PROBLEM TO SOLVE
Extract, exactly, the lines from the line containing "Generate a component" to the line containing "10.84, 11.32, 11.57];", with both lines included and any pictures left out.

ENTRIES SHOWN
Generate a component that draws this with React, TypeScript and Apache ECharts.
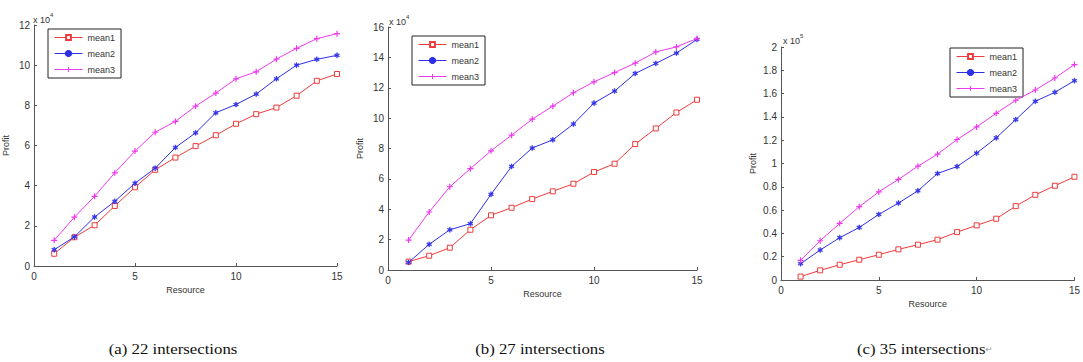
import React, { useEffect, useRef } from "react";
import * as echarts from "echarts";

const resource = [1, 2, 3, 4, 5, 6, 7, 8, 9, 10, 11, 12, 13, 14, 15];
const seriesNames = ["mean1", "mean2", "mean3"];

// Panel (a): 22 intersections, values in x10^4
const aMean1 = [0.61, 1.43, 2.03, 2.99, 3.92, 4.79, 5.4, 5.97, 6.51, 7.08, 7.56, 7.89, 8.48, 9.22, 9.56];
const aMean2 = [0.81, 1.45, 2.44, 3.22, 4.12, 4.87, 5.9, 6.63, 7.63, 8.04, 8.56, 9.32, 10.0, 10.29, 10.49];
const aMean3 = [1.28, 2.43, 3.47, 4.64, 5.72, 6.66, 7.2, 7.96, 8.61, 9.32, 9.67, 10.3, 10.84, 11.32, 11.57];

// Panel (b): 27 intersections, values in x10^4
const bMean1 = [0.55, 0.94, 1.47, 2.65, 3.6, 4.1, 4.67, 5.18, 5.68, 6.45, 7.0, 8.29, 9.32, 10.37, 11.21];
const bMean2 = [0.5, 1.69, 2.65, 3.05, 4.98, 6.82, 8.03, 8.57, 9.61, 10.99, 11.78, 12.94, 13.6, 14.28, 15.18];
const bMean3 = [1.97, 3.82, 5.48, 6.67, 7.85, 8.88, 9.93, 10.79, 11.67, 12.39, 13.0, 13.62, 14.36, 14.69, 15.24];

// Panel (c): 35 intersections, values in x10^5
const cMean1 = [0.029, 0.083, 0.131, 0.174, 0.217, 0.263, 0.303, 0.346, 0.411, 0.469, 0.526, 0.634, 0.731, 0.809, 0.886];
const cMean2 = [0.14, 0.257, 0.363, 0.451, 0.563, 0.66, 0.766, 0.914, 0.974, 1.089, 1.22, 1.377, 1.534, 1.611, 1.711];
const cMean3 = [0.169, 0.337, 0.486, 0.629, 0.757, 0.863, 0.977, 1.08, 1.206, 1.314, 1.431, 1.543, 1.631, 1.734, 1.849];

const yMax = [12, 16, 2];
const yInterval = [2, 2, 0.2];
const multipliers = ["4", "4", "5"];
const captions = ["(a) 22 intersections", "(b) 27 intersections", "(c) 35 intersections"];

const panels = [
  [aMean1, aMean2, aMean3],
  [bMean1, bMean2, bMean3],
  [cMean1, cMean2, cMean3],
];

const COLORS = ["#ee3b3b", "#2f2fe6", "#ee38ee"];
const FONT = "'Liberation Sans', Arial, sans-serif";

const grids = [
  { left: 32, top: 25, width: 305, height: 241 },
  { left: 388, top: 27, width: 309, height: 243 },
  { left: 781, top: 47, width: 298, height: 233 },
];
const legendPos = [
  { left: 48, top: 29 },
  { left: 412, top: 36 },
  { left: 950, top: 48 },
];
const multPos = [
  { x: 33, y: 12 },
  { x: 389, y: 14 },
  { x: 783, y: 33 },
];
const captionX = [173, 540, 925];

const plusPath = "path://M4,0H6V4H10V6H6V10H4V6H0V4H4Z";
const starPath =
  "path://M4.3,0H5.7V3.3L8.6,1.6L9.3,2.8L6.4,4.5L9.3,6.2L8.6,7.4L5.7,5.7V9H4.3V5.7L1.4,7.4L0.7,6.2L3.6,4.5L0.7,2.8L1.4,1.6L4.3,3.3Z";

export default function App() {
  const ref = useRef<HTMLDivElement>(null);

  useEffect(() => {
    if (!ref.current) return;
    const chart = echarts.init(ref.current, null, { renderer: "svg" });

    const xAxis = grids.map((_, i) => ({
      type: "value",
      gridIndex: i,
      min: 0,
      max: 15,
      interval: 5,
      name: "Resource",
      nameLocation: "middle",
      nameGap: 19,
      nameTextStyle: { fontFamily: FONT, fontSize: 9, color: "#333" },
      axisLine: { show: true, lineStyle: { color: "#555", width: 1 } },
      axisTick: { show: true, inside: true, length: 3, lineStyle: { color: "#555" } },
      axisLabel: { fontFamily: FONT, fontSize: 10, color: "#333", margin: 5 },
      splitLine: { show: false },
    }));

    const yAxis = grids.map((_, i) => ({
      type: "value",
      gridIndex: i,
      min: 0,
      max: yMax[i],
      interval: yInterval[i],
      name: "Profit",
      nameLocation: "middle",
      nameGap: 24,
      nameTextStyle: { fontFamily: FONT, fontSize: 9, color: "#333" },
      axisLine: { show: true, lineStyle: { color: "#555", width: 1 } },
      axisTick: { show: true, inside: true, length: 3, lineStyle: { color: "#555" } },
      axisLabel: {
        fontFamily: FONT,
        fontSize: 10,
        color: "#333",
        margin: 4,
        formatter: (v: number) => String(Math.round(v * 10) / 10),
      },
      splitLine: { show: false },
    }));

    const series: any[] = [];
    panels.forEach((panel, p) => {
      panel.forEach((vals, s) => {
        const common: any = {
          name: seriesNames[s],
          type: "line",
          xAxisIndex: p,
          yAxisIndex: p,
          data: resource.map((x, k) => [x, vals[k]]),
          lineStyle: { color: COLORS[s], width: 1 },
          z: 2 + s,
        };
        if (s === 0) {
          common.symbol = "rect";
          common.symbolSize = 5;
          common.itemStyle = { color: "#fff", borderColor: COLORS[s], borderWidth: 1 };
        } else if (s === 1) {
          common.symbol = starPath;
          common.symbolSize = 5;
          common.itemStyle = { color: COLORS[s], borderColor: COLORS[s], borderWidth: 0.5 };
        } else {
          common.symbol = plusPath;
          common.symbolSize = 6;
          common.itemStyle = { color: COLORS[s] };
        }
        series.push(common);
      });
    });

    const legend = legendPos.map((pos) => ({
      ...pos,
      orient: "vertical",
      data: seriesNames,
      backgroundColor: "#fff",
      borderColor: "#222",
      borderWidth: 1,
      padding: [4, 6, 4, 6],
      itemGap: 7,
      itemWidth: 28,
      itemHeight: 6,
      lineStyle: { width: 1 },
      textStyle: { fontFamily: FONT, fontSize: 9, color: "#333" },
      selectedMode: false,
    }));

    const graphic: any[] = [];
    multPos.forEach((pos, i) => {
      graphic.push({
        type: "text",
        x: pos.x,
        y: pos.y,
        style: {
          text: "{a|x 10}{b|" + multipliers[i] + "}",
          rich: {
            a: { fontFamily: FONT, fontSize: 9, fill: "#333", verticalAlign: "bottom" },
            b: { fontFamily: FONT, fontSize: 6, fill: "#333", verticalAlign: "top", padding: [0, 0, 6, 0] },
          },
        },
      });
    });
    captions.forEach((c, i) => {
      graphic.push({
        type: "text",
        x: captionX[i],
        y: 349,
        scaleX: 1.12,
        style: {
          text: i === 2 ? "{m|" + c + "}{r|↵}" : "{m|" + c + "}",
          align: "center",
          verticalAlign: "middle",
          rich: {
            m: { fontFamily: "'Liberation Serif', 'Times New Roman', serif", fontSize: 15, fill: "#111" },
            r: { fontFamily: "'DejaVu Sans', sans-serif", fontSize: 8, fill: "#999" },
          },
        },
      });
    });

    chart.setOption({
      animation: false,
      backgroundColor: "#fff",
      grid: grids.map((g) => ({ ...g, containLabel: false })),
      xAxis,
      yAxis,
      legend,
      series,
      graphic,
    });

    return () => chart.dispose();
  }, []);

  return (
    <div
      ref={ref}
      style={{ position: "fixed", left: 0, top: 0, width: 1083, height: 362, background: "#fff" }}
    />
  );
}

--

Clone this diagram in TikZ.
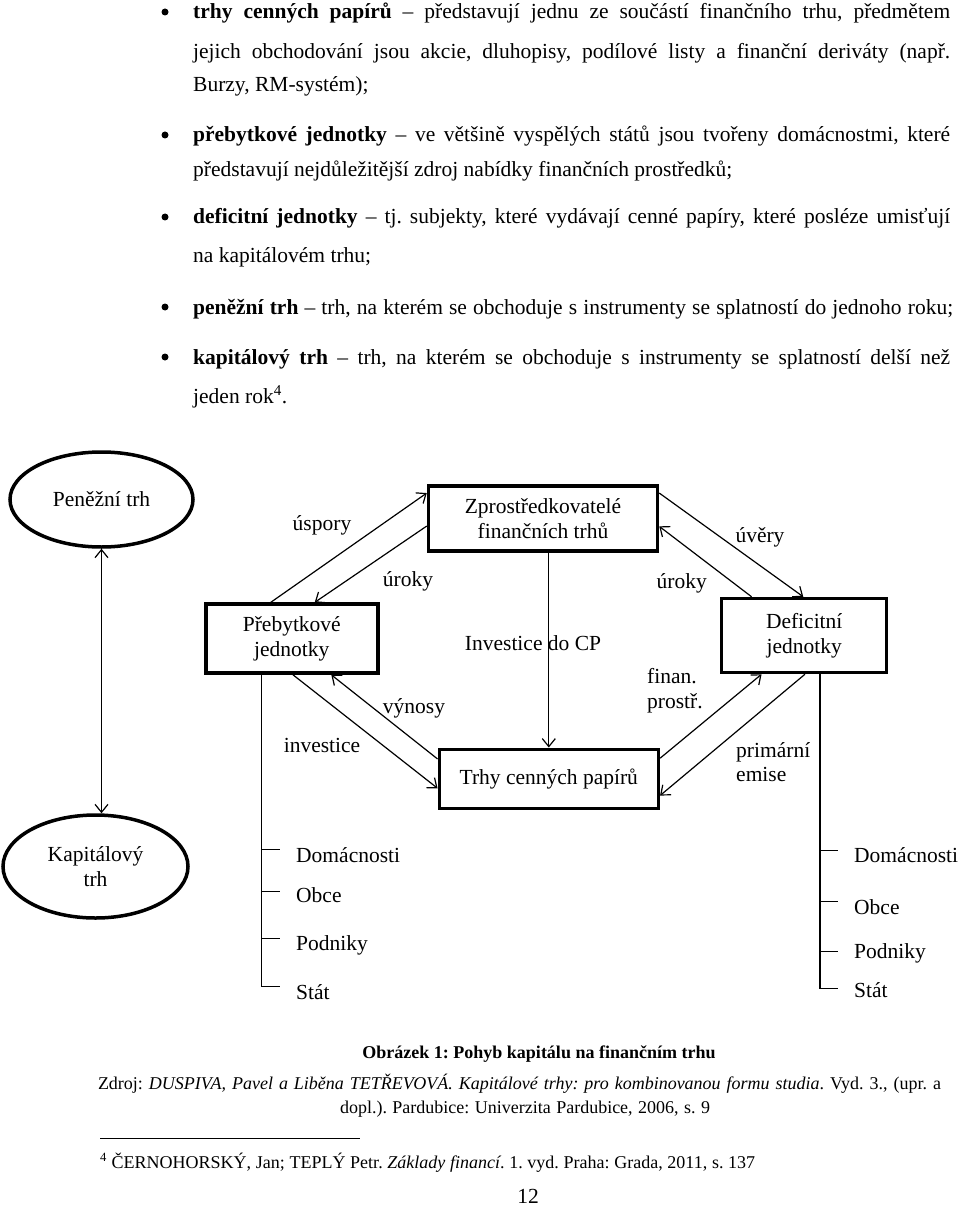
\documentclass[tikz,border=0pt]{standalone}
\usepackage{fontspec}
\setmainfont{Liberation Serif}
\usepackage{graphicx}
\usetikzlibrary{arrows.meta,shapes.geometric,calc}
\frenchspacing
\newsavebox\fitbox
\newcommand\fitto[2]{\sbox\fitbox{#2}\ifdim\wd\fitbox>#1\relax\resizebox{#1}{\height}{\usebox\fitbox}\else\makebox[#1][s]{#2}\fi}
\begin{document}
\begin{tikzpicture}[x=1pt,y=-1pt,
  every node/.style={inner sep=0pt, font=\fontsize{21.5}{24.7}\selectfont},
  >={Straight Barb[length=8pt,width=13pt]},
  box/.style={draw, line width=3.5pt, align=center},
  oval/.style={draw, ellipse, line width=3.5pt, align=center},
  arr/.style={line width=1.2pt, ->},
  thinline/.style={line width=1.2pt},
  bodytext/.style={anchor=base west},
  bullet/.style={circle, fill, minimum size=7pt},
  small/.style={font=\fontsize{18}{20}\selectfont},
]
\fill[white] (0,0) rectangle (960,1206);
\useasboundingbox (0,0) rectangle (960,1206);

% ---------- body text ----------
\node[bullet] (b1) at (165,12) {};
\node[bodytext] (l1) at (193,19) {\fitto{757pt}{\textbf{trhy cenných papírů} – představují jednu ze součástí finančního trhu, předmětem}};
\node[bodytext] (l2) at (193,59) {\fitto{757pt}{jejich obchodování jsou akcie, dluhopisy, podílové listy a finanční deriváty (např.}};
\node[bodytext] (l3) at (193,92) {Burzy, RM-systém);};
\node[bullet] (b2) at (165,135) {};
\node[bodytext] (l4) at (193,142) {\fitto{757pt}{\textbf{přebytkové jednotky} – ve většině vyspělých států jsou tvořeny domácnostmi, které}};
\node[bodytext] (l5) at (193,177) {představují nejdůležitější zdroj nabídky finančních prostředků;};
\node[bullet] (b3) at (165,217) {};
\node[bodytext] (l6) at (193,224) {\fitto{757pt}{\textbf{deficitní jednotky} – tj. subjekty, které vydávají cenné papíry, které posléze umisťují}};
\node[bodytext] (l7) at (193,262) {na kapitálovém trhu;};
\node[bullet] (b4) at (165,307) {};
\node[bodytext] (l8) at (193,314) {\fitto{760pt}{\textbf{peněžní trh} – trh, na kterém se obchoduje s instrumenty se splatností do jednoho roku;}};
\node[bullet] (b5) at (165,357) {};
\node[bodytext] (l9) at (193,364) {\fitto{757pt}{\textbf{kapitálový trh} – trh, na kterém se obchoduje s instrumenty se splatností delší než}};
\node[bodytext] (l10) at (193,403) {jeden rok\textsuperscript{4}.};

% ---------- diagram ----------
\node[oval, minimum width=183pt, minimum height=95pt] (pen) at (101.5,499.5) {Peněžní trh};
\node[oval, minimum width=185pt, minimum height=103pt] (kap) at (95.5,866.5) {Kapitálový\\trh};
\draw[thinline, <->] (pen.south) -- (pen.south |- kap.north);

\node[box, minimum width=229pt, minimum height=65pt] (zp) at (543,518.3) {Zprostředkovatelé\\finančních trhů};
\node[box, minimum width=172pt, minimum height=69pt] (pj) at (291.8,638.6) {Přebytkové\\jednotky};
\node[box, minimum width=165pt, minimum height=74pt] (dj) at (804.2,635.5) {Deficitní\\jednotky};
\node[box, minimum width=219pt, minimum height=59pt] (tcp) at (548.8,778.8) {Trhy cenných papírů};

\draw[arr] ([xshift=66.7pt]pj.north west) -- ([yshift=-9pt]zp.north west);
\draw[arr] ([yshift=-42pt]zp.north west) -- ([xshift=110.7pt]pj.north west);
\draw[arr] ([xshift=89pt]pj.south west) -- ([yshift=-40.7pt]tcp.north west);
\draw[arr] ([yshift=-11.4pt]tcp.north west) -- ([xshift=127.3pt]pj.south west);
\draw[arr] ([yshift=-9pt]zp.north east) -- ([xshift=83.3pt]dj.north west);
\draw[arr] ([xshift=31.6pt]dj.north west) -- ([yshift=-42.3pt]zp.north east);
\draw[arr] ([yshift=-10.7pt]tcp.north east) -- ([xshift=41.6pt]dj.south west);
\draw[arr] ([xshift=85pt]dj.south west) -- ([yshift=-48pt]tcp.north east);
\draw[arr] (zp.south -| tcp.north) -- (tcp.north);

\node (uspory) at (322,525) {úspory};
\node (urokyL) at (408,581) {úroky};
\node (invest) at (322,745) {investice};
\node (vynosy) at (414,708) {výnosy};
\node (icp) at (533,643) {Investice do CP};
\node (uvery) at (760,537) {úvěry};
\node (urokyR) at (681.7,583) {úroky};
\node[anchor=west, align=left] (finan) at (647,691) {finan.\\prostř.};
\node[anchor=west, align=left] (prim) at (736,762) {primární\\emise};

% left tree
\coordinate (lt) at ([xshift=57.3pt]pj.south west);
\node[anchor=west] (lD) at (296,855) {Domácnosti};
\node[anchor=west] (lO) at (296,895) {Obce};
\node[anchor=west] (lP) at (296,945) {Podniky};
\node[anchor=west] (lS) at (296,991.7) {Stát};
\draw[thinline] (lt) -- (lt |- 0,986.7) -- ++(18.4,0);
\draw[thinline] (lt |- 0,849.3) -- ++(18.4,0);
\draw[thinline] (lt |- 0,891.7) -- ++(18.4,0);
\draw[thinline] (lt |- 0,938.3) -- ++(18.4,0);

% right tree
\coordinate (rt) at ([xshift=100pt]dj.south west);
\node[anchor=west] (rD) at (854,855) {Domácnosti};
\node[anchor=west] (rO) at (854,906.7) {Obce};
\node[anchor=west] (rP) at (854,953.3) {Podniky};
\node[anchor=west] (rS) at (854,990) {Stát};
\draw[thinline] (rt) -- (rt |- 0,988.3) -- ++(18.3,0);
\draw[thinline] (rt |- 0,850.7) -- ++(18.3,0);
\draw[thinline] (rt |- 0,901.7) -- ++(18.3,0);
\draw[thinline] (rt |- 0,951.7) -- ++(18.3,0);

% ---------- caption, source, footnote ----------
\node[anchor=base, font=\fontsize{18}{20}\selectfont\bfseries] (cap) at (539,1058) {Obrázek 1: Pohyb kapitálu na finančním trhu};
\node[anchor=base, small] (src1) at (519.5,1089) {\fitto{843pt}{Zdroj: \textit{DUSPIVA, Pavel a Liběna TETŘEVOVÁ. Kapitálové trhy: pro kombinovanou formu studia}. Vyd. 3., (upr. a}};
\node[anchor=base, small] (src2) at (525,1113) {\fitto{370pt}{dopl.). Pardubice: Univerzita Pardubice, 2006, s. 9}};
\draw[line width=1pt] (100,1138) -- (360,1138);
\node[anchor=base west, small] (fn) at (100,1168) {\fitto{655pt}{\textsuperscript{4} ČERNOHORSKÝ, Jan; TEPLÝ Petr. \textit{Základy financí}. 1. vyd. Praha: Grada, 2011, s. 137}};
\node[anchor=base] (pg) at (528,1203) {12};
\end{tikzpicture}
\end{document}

REPLY TO THE EXERCISE
Generate a component that draws this with React, TypeScript and Apache ECharts.
import React, { useEffect, useRef } from "react";
import * as echarts from "echarts";

const resource = [1, 2, 3, 4, 5, 6, 7, 8, 9, 10, 11, 12, 13, 14, 15];
const seriesNames = ["mean1", "mean2", "mean3"];

// Panel (a): 22 intersections, values in x10^4
const aMean1 = [0.61, 1.43, 2.03, 2.99, 3.92, 4.79, 5.4, 5.97, 6.51, 7.08, 7.56, 7.89, 8.48, 9.22, 9.56];
const aMean2 = [0.81, 1.45, 2.44, 3.22, 4.12, 4.87, 5.9, 6.63, 7.63, 8.04, 8.56, 9.32, 10.0, 10.29, 10.49];
const aMean3 = [1.28, 2.43, 3.47, 4.64, 5.72, 6.66, 7.2, 7.96, 8.61, 9.32, 9.67, 10.3, 10.84, 11.32, 11.57];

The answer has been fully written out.